A board can have an enormously positive impact on the performance of a development organisation but, let’s face it, they often just serve to boost the cv’s of its members. A well functioning board of directors has the knowledge, drive and time to support and guide an organisation to operate to its fullest capacity. This requires a good understanding of organisational aspects like accountability, efficiency, effectiveness, innovation, compliance with the law but also contextual aspects like stakeholder and client satisfaction, public image and strategic positioning of the organisation. The members of the board are also expected to promote the organisation in their network and to the donors and assist in fundraising. This is a lot to ask from the directors serving on a board but when selecting a competent and motivated board, organisations have a lot to gain.
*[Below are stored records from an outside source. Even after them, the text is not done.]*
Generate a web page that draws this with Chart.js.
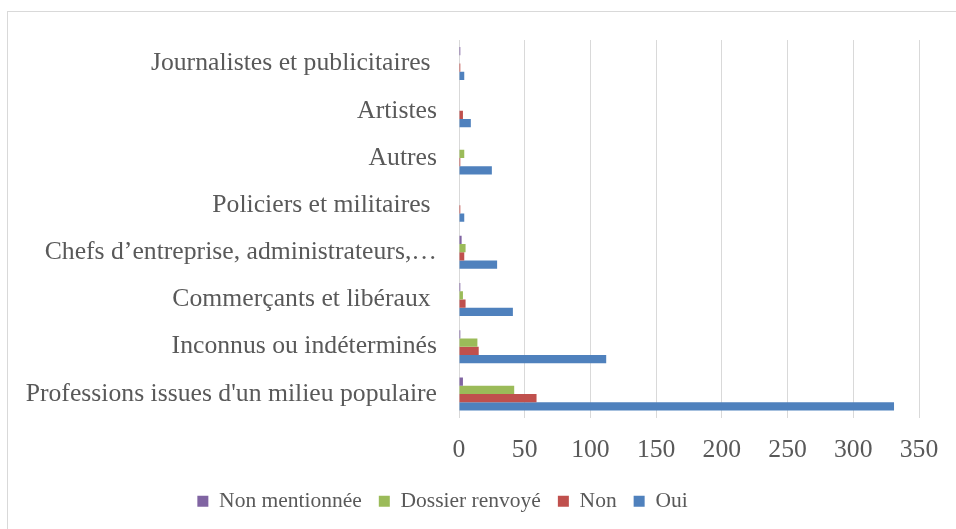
<!DOCTYPE html>
<html lang="fr">
<head>
<meta charset="utf-8">
<title>Professions</title>
<script src="https://cdn.jsdelivr.net/npm/chart.js@4.4.1/dist/chart.umd.min.js"></script>
<style>
  html, body { margin: 0; padding: 0; background: #fff; }
  #wrap { width: 956px; height: 529px; position: relative; }
</style>
</head>
<body>
<div id="wrap"><canvas id="ch"></canvas></div>
<script>
  // Catégories (de haut en bas)
  const categories = [
    'Journalistes et publicitaires ',
    'Artistes',
    'Autres',
    'Policiers et militaires ',
    'Chefs d’entreprise, administrateurs,…',
    'Commerçants et libéraux ',
    'Inconnus ou indéterminés',
    "Professions issues d'un milieu populaire"
  ];

  // Séries
  const nonMentionnee = [1, 0, 0, 0, 2, 1, 1, 3];
  const dossierRenvoye = [0, 0, 4, 0, 5, 3, 14, 42];
  const non = [1, 3, 1, 1, 4, 5, 15, 59];
  const oui = [4, 9, 25, 4, 29, 41, 112, 331];

  const xMax = 350;
  const xStep = 50;

  const textColor = '#595959';
  const gridColor = '#d9d9d9';
  const fontFamily = "'Liberation Serif', serif";

  Chart.defaults.font.family = fontFamily;
  Chart.defaults.font.size = 21;
  Chart.defaults.color = textColor;

  // fond blanc + cadre du graphique
  const frame = {
    id: 'frame',
    beforeDraw(chart) {
      const c = chart.ctx;
      c.save();
      c.fillStyle = '#fff';
      c.fillRect(0, 0, chart.width, chart.height);
      c.strokeStyle = gridColor;
      c.lineWidth = 1;
      c.strokeRect(7.5, 11.5, 1000, 600);
      c.restore();
    }
  };

  new Chart(document.getElementById('ch'), {
    type: 'bar',
    data: {
      labels: categories,
      datasets: [
        { label: 'Non mentionnée', data: nonMentionnee, backgroundColor: '#8064A2' },
        { label: 'Dossier renvoyé', data: dossierRenvoye, backgroundColor: '#9BBB59' },
        { label: 'Non', data: non, backgroundColor: '#C0504D' },
        { label: 'Oui', data: oui, backgroundColor: '#4F81BD' }
      ]
    },
    options: {
      indexAxis: 'y',
      responsive: true, maintainAspectRatio: false,
      animation: false,
      datasets: { bar: { categoryPercentage: 0.7, barPercentage: 1.0 } },
      layout: { padding: { left: -34, right: 37, top: 40, bottom: 7 } },
      plugins: {
        tooltip: { enabled: false },
        legend: {
          position: 'bottom',
          labels: {
            boxWidth: 11, boxHeight: 11,
            padding: 17,
            color: textColor,
            font: { family: fontFamily, size: 21.5 }
          }
        }
      },
      scales: {
        x: {
          min: 0, max: xMax,
          ticks: { stepSize: xStep, color: textColor, padding: 17, font: { family: fontFamily, size: 25.7 } },
          grid: { color: gridColor, drawTicks: false },
          border: { display: false },
          afterFit: s => { s.height = 56; }
        },
        y: {
          ticks: { autoSkip: false, color: textColor, padding: 22, font: { family: fontFamily, size: 25.7 } },
          grid: { display: false, drawTicks: false },
          border: { display: true, color: gridColor },
          afterFit: s => { s.width = 493; }
        }
      }
    },
    plugins: [frame]
  });
</script>
</body>
</html>
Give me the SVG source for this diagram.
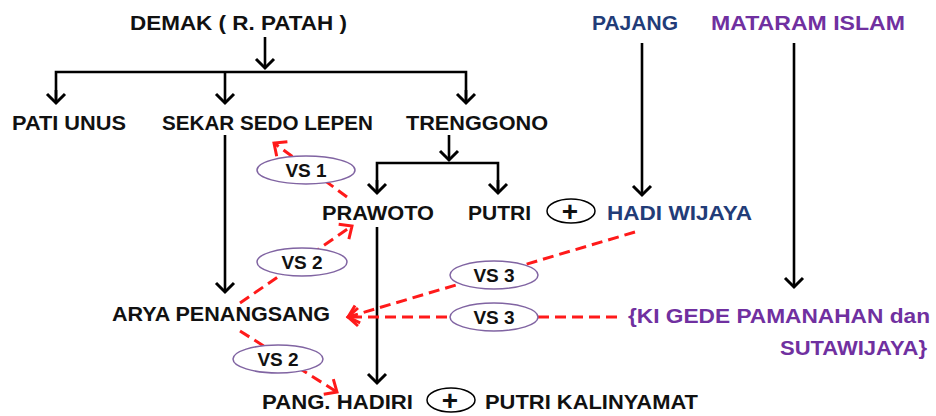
<svg xmlns="http://www.w3.org/2000/svg" width="936" height="416" viewBox="0 0 936 416">
<style>
text{font-family:"Liberation Sans",Arial,sans-serif;font-weight:bold;font-size:21px;fill:#111}
.t{lengthAdjust:spacingAndGlyphs}
.blue{fill:#223c78}
.purple{fill:#7030a0}
.plus{font-size:28px;text-anchor:middle}
.vs{font-size:19px;text-anchor:middle}
.ln{stroke:#000;stroke-width:2.6;fill:none}
.rd{stroke:#ff1a1a;stroke-width:3;fill:none;stroke-dasharray:11 6}
.ov{fill:#fff;stroke:#8064a2;stroke-width:1.5}
.pc{fill:#fff;stroke:#000;stroke-width:1.5}
</style>
<defs>
<marker id="ab" markerUnits="userSpaceOnUse" markerWidth="26" markerHeight="26" viewBox="-13 -13 26 26" refX="0" refY="0" orient="auto">
<path d="M-9,-9 L0,0 L-9,9" fill="none" stroke="#000" stroke-width="3"/>
</marker>
<marker id="ar" markerUnits="userSpaceOnUse" markerWidth="26" markerHeight="26" viewBox="-13 -13 26 26" refX="0" refY="0" orient="auto">
<path d="M-10,-9 L0,0 L-10,9" fill="none" stroke="#ff1a1a" stroke-width="3"/>
</marker>
</defs>
<g id="connectors">
<line class="ln" x1="265" y1="37" x2="265" y2="68" marker-end="url(#ab)"/>
<polyline class="ln" points="56,103 56,72 466,72 466,103"/>
<line class="ln" x1="56" y1="90" x2="56" y2="103" marker-end="url(#ab)"/>
<line class="ln" x1="225" y1="72" x2="225" y2="103" marker-end="url(#ab)"/>
<line class="ln" x1="466" y1="90" x2="466" y2="103" marker-end="url(#ab)"/>
<line class="ln" x1="225" y1="135" x2="225" y2="292" marker-end="url(#ab)"/>
<line class="ln" x1="449" y1="135" x2="449" y2="160" marker-end="url(#ab)"/>
<polyline class="ln" points="377,193 377,163 498,163 498,193"/>
<line class="ln" x1="377" y1="180" x2="377" y2="193" marker-end="url(#ab)"/>
<line class="ln" x1="498" y1="180" x2="498" y2="193" marker-end="url(#ab)"/>
<line class="ln" x1="642" y1="43" x2="642" y2="195" marker-end="url(#ab)"/>
<line class="ln" x1="794" y1="43" x2="794" y2="287" marker-end="url(#ab)"/>
<line class="ln" x1="377" y1="227" x2="377" y2="383" marker-end="url(#ab)"/>
<line class="rd" x1="347" y1="197" x2="274" y2="143" marker-end="url(#ar)"/>
<line class="rd" x1="240" y1="303" x2="352" y2="226" marker-end="url(#ar)"/>
<line class="rd" x1="240" y1="331" x2="337" y2="392" marker-end="url(#ar)"/>
<line class="rd" x1="635" y1="232" x2="348" y2="317" marker-end="url(#ar)"/>
<line class="rd" x1="617" y1="317" x2="348" y2="317" marker-end="url(#ar)"/>
</g>
<g id="vs1"><ellipse class="ov" cx="306" cy="170" rx="49" ry="14"/><text class="vs" x="306" y="177">VS 1</text></g>
<g id="vs2a"><ellipse class="ov" cx="302" cy="262" rx="45" ry="14"/><text class="vs" x="302" y="269">VS 2</text></g>
<g id="vs2b"><ellipse class="ov" cx="278" cy="359" rx="45" ry="14"/><text class="vs" x="278" y="366">VS 2</text></g>
<g id="vs3a"><ellipse class="ov" cx="494" cy="275" rx="44" ry="14"/><text class="vs" x="494" y="282">VS 3</text></g>
<g id="vs3b"><ellipse class="ov" cx="494" cy="317" rx="44" ry="14"/><text class="vs" x="494" y="324">VS 3</text></g>
<g id="demak"><text x="130" y="30" textLength="217" lengthAdjust="spacingAndGlyphs">DEMAK ( R. PATAH )</text></g>
<g id="pajang"><text class="blue" x="592" y="30" textLength="86" lengthAdjust="spacingAndGlyphs">PAJANG</text></g>
<g id="mataram"><text class="purple" x="711" y="30" textLength="194" lengthAdjust="spacingAndGlyphs">MATARAM ISLAM</text></g>
<g id="patiunus"><text x="12" y="130" textLength="114" lengthAdjust="spacingAndGlyphs">PATI UNUS</text></g>
<g id="sekar"><text x="162" y="130" textLength="211" lengthAdjust="spacingAndGlyphs">SEKAR SEDO LEPEN</text></g>
<g id="trenggono"><text x="406" y="130" textLength="142" lengthAdjust="spacingAndGlyphs">TRENGGONO</text></g>
<g id="prawoto"><text x="322" y="220" textLength="112" lengthAdjust="spacingAndGlyphs">PRAWOTO</text></g>
<g id="putri"><text x="468" y="220" textLength="63" lengthAdjust="spacingAndGlyphs">PUTRI</text></g>
<g id="plus1"><ellipse class="pc" cx="571" cy="211" rx="24" ry="12"/><text class="plus" x="570" y="221">+</text></g>
<g id="hadi"><text class="blue" x="607" y="220" textLength="145" lengthAdjust="spacingAndGlyphs">HADI WIJAYA</text></g>
<g id="arya"><text x="112" y="321" textLength="218" lengthAdjust="spacingAndGlyphs">ARYA PENANGSANG</text></g>
<g id="ki"><text class="purple" x="628" y="323" textLength="302" lengthAdjust="spacingAndGlyphs">{KI GEDE PAMANAHAN dan</text><text class="purple" x="780" y="355" textLength="147" lengthAdjust="spacingAndGlyphs">SUTAWIJAYA}</text></g>
<g id="hadiri"><text x="262" y="409" textLength="151" lengthAdjust="spacingAndGlyphs">PANG. HADIRI</text></g>
<g id="plus2"><ellipse class="pc" cx="451" cy="400" rx="24" ry="12"/><text class="plus" x="450" y="410">+</text></g>
<g id="kalinyamat"><text x="485" y="409" textLength="213" lengthAdjust="spacingAndGlyphs">PUTRI KALINYAMAT</text></g>
</svg>
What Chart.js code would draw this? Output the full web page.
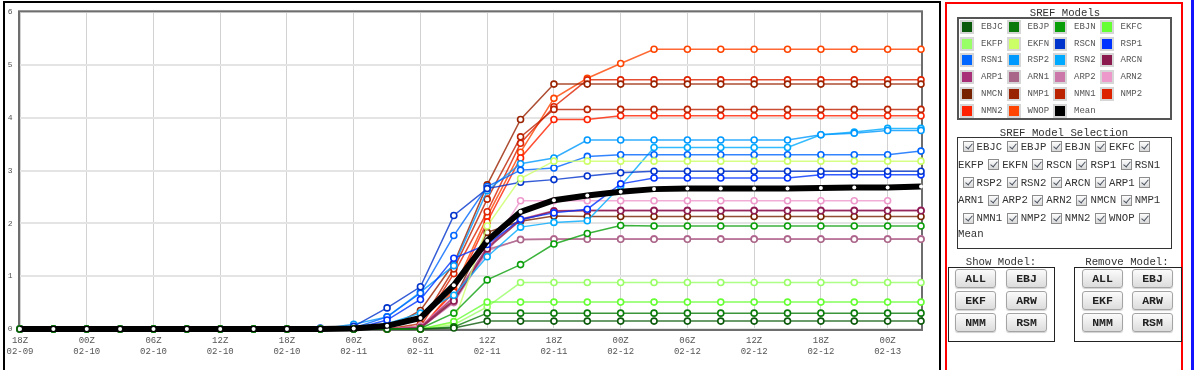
<!DOCTYPE html>
<html>
<head>
<meta charset="utf-8">
<script src="https://cdn.jsdelivr.net/npm/chart.js@4.4.1/dist/chart.umd.min.js"></script>
<style>
html, body { margin: 0; padding: 0; background: #fff; width: 1200px; height: 370px; overflow: hidden; }
body { position: relative; font-family: "Liberation Mono", monospace; }
#chartWrap { position: absolute; left: 0; top: 0; width: 940px; height: 370px; }
#chartFrame { position: absolute; left: 3px; top: 1px; width: 934px; height: 400px; border: 2px solid #000; }
#side { position: absolute; left: 945px; top: 2px; width: 234px; height: 400px; border: 2px solid #f00; }
#blueBar { position: absolute; left: 1191px; top: 0; width: 3px; height: 370px; background: #1414ff; }
.ttl { position: absolute; font-size: 10.7px; color: #333; line-height: 12px; text-align: center; white-space: nowrap; }
.box { position: absolute; box-sizing: border-box; }
.legItem { position: absolute; height: 14px; display: flex; align-items: center; white-space: nowrap; }
.sw { display: inline-block; width: 10px; height: 10px; border: 2px solid #d6d6d6; }
.swl { font-size: 9px; color: #555; margin-left: 7px; }
.selRow { position: absolute; height: 14px; display: flex; align-items: center; white-space: nowrap; }
.cb { display: inline-block; position: relative; box-sizing: border-box; width: 11px; height: 11px; border: 1px solid #8c8c8c;
      background: linear-gradient(#fdfdfd, #d9d9d9); margin-right: 3px; }
.cb::after { content: ""; position: absolute; left: 3px; top: 0px; width: 3px; height: 6px;
      border: solid #4a5260; border-width: 0 1.5px 1.5px 0; transform: rotate(40deg); }
.cbt { font-size: 10.7px; color: #333; margin-right: 4.5px; }
.btn { position: absolute; width: 41px; height: 19px; box-sizing: border-box; border: 1px solid #a4a4a4; border-radius: 3px;
       background: linear-gradient(#fbfbfb, #dcdcdc); font-weight: bold; font-size: 11.5px; color: #222;
       text-align: center; line-height: 17px; box-shadow: 0 1px 1px rgba(0,0,0,0.18); }
</style>
</head>
<body>
<div id="chartWrap"><canvas id="sref" width="940" height="370"></canvas></div>
<div id="chartFrame"></div>
<div id="side"></div>
<div id="blueBar"></div>

<div class="ttl" style="left:985px; top:6.5px; width:160px;">SREF Models</div>
<div class="box" style="left:957px; top:16.5px; width:215px; height:103px; border:2px solid #555;"></div>

<div class="ttl" style="left:984px; top:126.5px; width:160px;">SREF Model Selection</div>
<div class="box" style="left:957px; top:137px; width:215px; height:112px; border:1.5px solid #333;"></div>

<div class="ttl" style="left:951px; top:256px; width:100px;">Show Model:</div>
<div class="box" style="left:948px; top:266.5px; width:106.5px; height:75.5px; border:1.5px solid #222;"></div>
<div class="ttl" style="left:1077px; top:256px; width:100px;">Remove Model:</div>
<div class="box" style="left:1074px; top:266.5px; width:107.5px; height:75.5px; border:1.5px solid #222;"></div>

<script>
// forecast times, every 3 h
var times = [
  "18Z 02-09", "21Z 02-09", "00Z 02-10", "03Z 02-10", "06Z 02-10", "09Z 02-10", "12Z 02-10",
  "15Z 02-10", "18Z 02-10", "21Z 02-10", "00Z 02-11", "03Z 02-11", "06Z 02-11", "09Z 02-11",
  "12Z 02-11", "15Z 02-11", "18Z 02-11", "21Z 02-11", "00Z 02-12", "03Z 02-12", "06Z 02-12",
  "09Z 02-12", "12Z 02-12", "15Z 02-12", "18Z 02-12", "21Z 02-12", "00Z 02-13", "03Z 02-13"
];
var yTicks = [0, 1, 2, 3, 4, 5, 6];

var modelNames = ["EBJC", "EBJP", "EBJN", "EKFC", "EKFP", "EKFN", "RSCN", "RSP1", "RSN1", "RSP2", "RSN2",
  "ARCN", "ARP1", "ARN1", "ARP2", "ARN2", "NMCN", "NMP1", "NMN1", "NMP2", "NMN2", "WNOP"];
var modelColors = ["#0b5a0b", "#0a7a0a", "#0a9f0a", "#66ff33", "#99ff66", "#ccff66", "#0033cc", "#0033ff",
  "#0066ff", "#0099ff", "#00aaff", "#8b1a4e", "#a83078", "#aa6688", "#cc77aa", "#ee99cc",
  "#772200", "#992200", "#bb2200", "#dd2200", "#ff2200", "#ff4400"];

var ebjc = [0,0,0,0,0,0,0,0,0,0, 0,0,0,0.02,0.15,0.15,0.15,0.15,0.15,0.15,0.15,0.15,0.15,0.15,0.15,0.15,0.15,0.15];
var ebjp = [0,0,0,0,0,0,0,0,0,0, 0,0,0,0.04,0.30,0.30,0.30,0.30,0.30,0.30,0.30,0.30,0.30,0.30,0.30,0.30,0.30,0.30];
var ebjn = [0,0,0,0,0,0,0,0,0,0, 0,0,0.01,0.30,0.93,1.22,1.61,1.81,1.96,1.95,1.95,1.95,1.95,1.95,1.95,1.95,1.95,1.95];
var ekfc = [0,0,0,0,0,0,0,0,0,0, 0,0,0,0.14,0.51,0.51,0.51,0.51,0.51,0.51,0.51,0.51,0.51,0.51,0.51,0.51,0.51,0.51];
var ekfp = [0,0,0,0,0,0,0,0,0,0, 0,0,0,0.08,0.42,0.88,0.88,0.88,0.88,0.88,0.88,0.88,0.88,0.88,0.88,0.88,0.88,0.88];
var ekfn = [0,0,0,0,0,0,0,0,0,0, 0,0,0,0.12,1.95,2.85,3.18,3.18,3.18,3.18,3.18,3.18,3.18,3.18,3.18,3.18,3.18,3.18];
var rscn = [0,0,0,0,0,0,0,0,0,0.02, 0.05,0.40,0.80,2.15,2.66,2.78,2.83,2.90,2.96,2.99,2.99,2.99,2.99,2.99,2.99,2.99,2.99,2.99];
var rsp1 = [0,0,0,0,0,0,0,0,0,0, 0,0.17,0.56,1.34,1.60,2.08,2.20,2.27,2.75,2.86,2.86,2.86,2.86,2.86,2.92,2.92,2.92,2.92];
var rsn1 = [0,0,0,0,0,0,0,0,0,0, 0.02,0.23,0.68,1.77,2.70,3.01,3.05,3.27,3.30,3.30,3.30,3.30,3.30,3.30,3.30,3.30,3.30,3.37];
var rsp2 = [0,0,0,0,0,0,0,0,0,0, 0.09,0.23,0.70,1.20,2.62,3.13,3.24,3.58,3.58,3.58,3.58,3.58,3.58,3.58,3.68,3.71,3.76,3.76];
var rsn2 = [0,0,0,0,0,0,0,0,0,0, 0,0.10,0.30,0.64,1.37,1.93,2.02,2.05,2.71,3.44,3.44,3.44,3.44,3.44,3.68,3.73,3.80,3.80];
var arcn = [0,0,0,0,0,0,0,0,0,0, 0,0,0.02,0.53,1.52,2.06,2.23,2.24,2.24,2.24,2.24,2.24,2.24,2.24,2.24,2.24,2.24,2.24];
var arp1 = [0,0,0,0,0,0,0,0,0,0, 0,0,0.03,0.60,1.55,2.08,2.24,2.25,2.25,2.25,2.25,2.25,2.25,2.25,2.25,2.25,2.25,2.25];
var arn1 = [0,0,0,0,0,0,0,0,0,0, 0,0,0.01,0.53,1.51,1.69,1.70,1.70,1.70,1.70,1.70,1.70,1.70,1.70,1.70,1.70,1.70,1.70];
var arp2 = [0,0,0,0,0,0,0,0,0,0, 0,0,0.02,0.50,1.48,1.70,1.71,1.71,1.71,1.71,1.71,1.71,1.71,1.71,1.71,1.71,1.71,1.71];
var arn2 = [0,0,0,0,0,0,0,0,0,0, 0,0,0.05,0.62,1.43,2.43,2.43,2.43,2.43,2.43,2.43,2.43,2.43,2.43,2.43,2.43,2.43,null];
var nmcn = [0,0,0,0,0,0,0,0,0,0, 0,0,0.05,0.55,1.83,2.04,2.14,2.13,2.13,2.13,2.13,2.13,2.13,2.13,2.13,2.13,2.13,2.13];
var nmp1 = [0,0,0,0,0,0,0,0,0,0, 0,0,0.35,1.24,2.73,3.97,4.64,4.64,4.64,4.64,4.64,4.64,4.64,4.64,4.64,4.64,4.64,4.64];
var nmn1 = [0,0,0,0,0,0,0,0,0,0, 0,0,0.10,1.14,2.46,3.64,4.16,4.16,4.16,4.16,4.16,4.16,4.16,4.16,4.16,4.16,4.16,4.16];
var nmp2 = [0,0,0,0,0,0,0,0,0,0, 0,0,0.04,1.05,2.22,3.52,4.21,4.72,4.72,4.72,4.72,4.72,4.72,4.72,4.72,4.72,4.72,4.72];
var nmn2 = [0,0,0,0,0,0,0,0,0,0, 0,0,0.02,0.70,2.03,3.24,3.97,3.97,4.04,4.04,4.04,4.04,4.04,4.04,4.04,4.04,4.04,4.04];
var wnop = [0,0,0,0,0,0,0,0,0,0, 0,0,0,0.75,2.13,3.35,4.37,4.75,5.03,5.30,5.30,5.30,5.30,5.30,5.30,5.30,5.30,5.30];
var mean = [0,0,0,0,0,0,0,0,0,0, 0.01,0.06,0.21,0.83,1.67,2.22,2.44,2.53,2.60,2.65,2.66,2.66,2.66,2.66,2.67,2.68,2.68,2.70];

var modelValues = [ebjc, ebjp, ebjn, ekfc, ekfp, ekfn, rscn, rsp1, rsn1, rsp2, rsn2,
  arcn, arp1, arn1, arp2, arn2, nmcn, nmp1, nmn1, nmp2, nmn2, wnop];

var showButtons = ["ALL", "EBJ", "EKF", "ARW", "NMM", "RSM"];

function withAlpha(hex, a) {
  var n = parseInt(hex.slice(1), 16);
  return "rgba(" + (n >> 16) + "," + ((n >> 8) & 255) + "," + (n & 255) + "," + a + ")";
}

// --- side panel ---
var allNames = modelNames.concat(["Mean"]);
var allColors = modelColors.concat(["#000000"]);
allNames.forEach(function(name, i) {
  var item = document.createElement("div");
  item.className = "legItem";
  item.style.left = (960 + (i % 4) * 46.5) + "px";
  item.style.top = (20 + Math.floor(i / 4) * 16.7) + "px";
  item.innerHTML = '<span class="sw" style="background:' + allColors[i] + '"></span><span class="swl">' + name + '</span>';
  document.body.appendChild(item);
});

var tokens = [];
allNames.forEach(function(name) {
  tokens.push(null);
  tokens.push(name);
});
for (var r = 0; r * 9 < tokens.length; r++) {
  var rowTokens = tokens.slice(r * 9, r * 9 + 9);
  var row = document.createElement("div");
  row.className = "selRow";
  row.style.left = (rowTokens[0] === null ? 962.5 : 958) + "px";
  row.style.top = (r < 5 ? 139.7 + r * 17.9 : 226.5) + "px";
  rowTokens.forEach(function(t) {
    var s = document.createElement("span");
    if (t === null) {
      s.className = "cb";
    } else {
      s.className = "cbt";
      s.textContent = t;
    }
    row.appendChild(s);
  });
  document.body.appendChild(row);
}

[[955, 1006], [1082, 1132]].forEach(function(cols) {
  showButtons.forEach(function(label, i) {
    var b = document.createElement("div");
    b.className = "btn";
    b.style.left = cols[i % 2] + "px";
    b.style.top = (269 + Math.floor(i / 2) * 22.2) + "px";
    b.textContent = label;
    document.body.appendChild(b);
  });
});

// --- chart ---
var datasets = [{
  label: "Mean",
  data: mean,
  borderColor: "#000",
  borderWidth: 6,
  pointRadius: 2,
  pointBorderWidth: 0,
  pointBackgroundColor: "#fff",
  clip: false
}];
for (var i = 0; i < modelNames.length; i++) {
  datasets.push({
    label: modelNames[i],
    data: modelValues[i],
    borderColor: withAlpha(modelColors[i], 0.8),
    borderWidth: 1.5,
    pointRadius: 3,
    pointBorderWidth: 1.6,
    pointBorderColor: modelColors[i],
    pointBackgroundColor: "#fff",
    clip: false
  });
}

var plotFrame = {
  id: "plotFrame",
  beforeDatasetsDraw: function(chart) {
    var a = chart.chartArea;
    var ctx = chart.ctx;
    ctx.save();
    ctx.strokeStyle = "#6e6e6e";
    ctx.lineWidth = 2;
    ctx.strokeRect(a.left - 1, a.top - 1, a.right - a.left + 2, a.bottom - a.top + 2);
    ctx.restore();
  }
};

new Chart(document.getElementById("sref"), {
  type: "line",
  data: { labels: times, datasets: datasets },
  options: {
    responsive: false,
    animation: false,
    devicePixelRatio: 1,
    layout: { padding: { left: 6, right: 19, top: 10, bottom: 11 } },
    elements: { line: { tension: 0 } },
    plugins: { legend: { display: false }, tooltip: { enabled: false } },
    scales: {
      x: {
        type: "category",
        offset: false,
        afterFit: function(s) { s.height = 30; },
        border: { display: false },
        grid: {
          drawTicks: false,
          lineWidth: 1,
          color: function(c) { return c.index % 2 === 0 ? "#d2d2d2" : "rgba(0,0,0,0)"; }
        },
        ticks: {
          autoSkip: false,
          maxRotation: 0,
          padding: 6,
          color: "#555",
          font: { family: "Liberation Mono", size: 9, lineHeight: 1.2 },
          callback: function(v, i) { return i % 2 === 0 ? times[i].split(" ") : ""; }
        }
      },
      y: {
        min: yTicks[0],
        max: yTicks[yTicks.length - 1],
        afterFit: function(s) { s.width = 14; },
        afterBuildTicks: function(s) { s.ticks = yTicks.map(function(v) { return { value: v }; }); },
        border: { display: false },
        grid: { drawTicks: false, lineWidth: 2, color: "#e4e4e4" },
        ticks: { padding: 7.5, color: "#555", font: { family: "Liberation Mono", size: 8 } }
      }
    }
  },
  plugins: [plotFrame]
});
</script>
</body>
</html>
When assisting international and local development organisations, we can identify four types of boards that should trigger our attention for not being supportive of the organisation and its performance. We call them dysfunctional boards.

  1. The friends and family board: The board is composed of members that are selected among the friends of the organisation or sometimes even direct family members. This provides a real danger to the objectivity of the board. The friends or the family on the board tend to support each other where they should take a critical position about the performance of other board members or the members of the organisation. These boards are characterised by favouritism and biased decision making.
  2. The domain experts board: We often encounter boards that are composed of members that have a background in the same domain or field in which the organisation is active. E.g., development organisations in the health sector having all board members with a background in this sector. These boards risk becoming like horses with blinkers, boards with an overly narrow focus or inability to see the larger picture. This type of board is characterised by their weak innovative capabilities.
  3. The no-time and I am too busy board: Boards with members that have little or no time to support the organisation are very often seen. Members take not enough time to guide the organisation and fail to do their statutory duties. They don’t take the time to read the reports or notes of the organisations and when asked for their help, they indicate that they have to much other important work. Boards of this type provide little support and guidance to an organisation and fail to see when things go wrong.
  4. The disconnected board: Often a result of the three types of boards mentioned above, but can also result from boards that have been in place too long, unchanged. The directors on the board are disconnected from the dynamics of the current organisation and the changes the organisation went through in the time that has passed. Support and guidance are based on an outdated understanding of the organisation and instead of moving the organisation forward, their guidance moves the organisation back again. These boards are characterised by outdated and often destructive guidance.

As management consultants and organisation development experts we need to pay attention to the functioning of a board of directors. A dysfunctional board has a negative impact on the performance of the development organisation and limits the organisation to realise its real potential and to achieve social impact the donors support the organisation for.

The following guidelines can be used to increase the performance of a board of directors in local and international development organisation:

  1. The most important first step is to make a good assessment the performance of a board of directors: how often they meet, the notes of the meetings, and most importantly, how they see their role and contribution to the organisation. McKinsey and Company developed a good tool to support this assessment and to get a clear picture of the quality of the board. It is also key and often forgotten, to make an assessment of the individual members of a board of directors: profile of the members, their relationships, competences and motivation. This may reveal the weak links in the boards in term of their friend/family relationships, competences and engagement.
  2. Boards are often in a position where they untouchable for change. In most cases, there is no mechanism in place to replace or repair dysfunctional boards. Moreover, consultants feel intimidated by the seniority of board members and fail to push for change. However, if the assessment is part of a larger donor supported organisational analysis, the consultant has the ethical obligation to report back to the donor on the functioning of the board and s/he should not be hesitant to name dysfunctional ones. 
  3. Make sure that policies of the board are aiming at improving the quality of the board as a whole and the individual board members instead of protecting the board from change. Prepare a critical assessment of the policies governing the board of directors and make sure regular moments are created where board members are re-elected or replaced. Also, it is recommended to implement a suitable continuous improvement programme as part of the policies.

A well functioning board of directors can guide organisations in the development sector to be more efficient ineffective in in their objectives. It is therefore important to pay attention to the composition and functioning of the board. The critical assessment of a management consultant or organisation development expert is often the first step to maximising the impact of the boards.